Rhythm in writing may be the hardest technique to master because it’s the hardest to teach. Some writers may say that it’s a concept to ignore, and they could be correct. But I find myself considering the rhythm of how a scene is unfolding, usually when it’s a pivotal one. So if you think finding the rhythm of a scene will help your story, read on.
Before You Write, Read
The first step in mastering rhythm in writing is to read. The more you read, the more you pick up on, even without noticing it consciously, how a particular author or genre lays out scenes. That absorption of rhythm will be your guide as you work on your own stories. It does with me. As I craft on a scene, my gut tightens when I sense it’s not working, like a drummer hitting the wrong beat. I’ve learned to pay attention to that tightening and then devote time pulling the scene apart to figure out exactly where and why it’s gone off the rails.
If you trust your intuition, which is based on your experience, then you can develop a rhythm of your own.
Different Scenes, Different Rhythms
What is the point of your scene? The answer will have a great impact on its rhythm.
When I wrote the climax to my mystery short story, “A Rose from the Ashes”, I knew God had given me something special and didn’t want to ruin it. My main character Rae is discovering who tried to murder her mother twenty years ago and who her father is. I didn’t want the scene to wallow in sentimentality, but also didn’t want to avoid the big emotions. So I had to balance it, find a rhythm. I solved this problem by adding humor to the scene, lightly, inserting it when I felt the deep emotions might overwhelm the story. This alternation between humor and serious emotions established a rhythm for the scene.

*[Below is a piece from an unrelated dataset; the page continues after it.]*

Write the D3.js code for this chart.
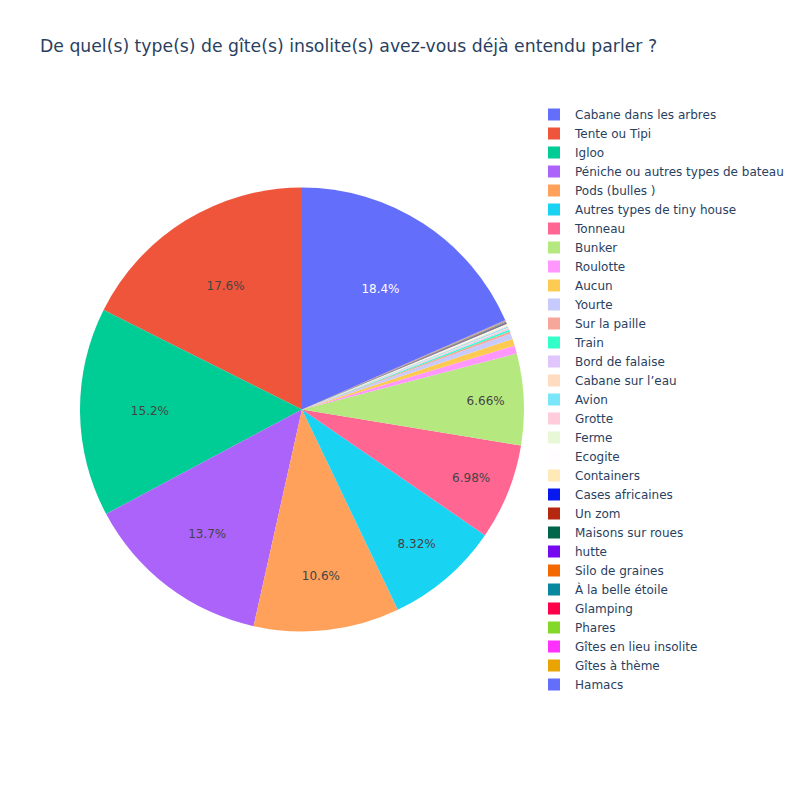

In the climax of my YA novel, A Shadow on the Snow, Rae confronts a stalker, both with words and action. Because this is a tense, suspenseful scene, I wrote a lot of one-line paragraphs. That makes for quicker reading, mimicking the rapid way Rae has to process the quickly-changing situation. Slowing the rhythm with a lot of description would work against the mood I hoped to create.
But in the middle of Shadow, Rae has a heart-to-heart talk with her father that forms the theme and crux of their relationship. Here the pace can be slower because it’s an intense, uninterrupted conversation and I wanted the reader to have time to digest what’s being said, like Rae is. The dialogue is the star of this scene, so the rhythm here is to minimize dialogue and action tags, only adding those that keep the conversation moving and the reader grounded in the scene.
Do you think finding rhythm of a scene is important? Why or why not?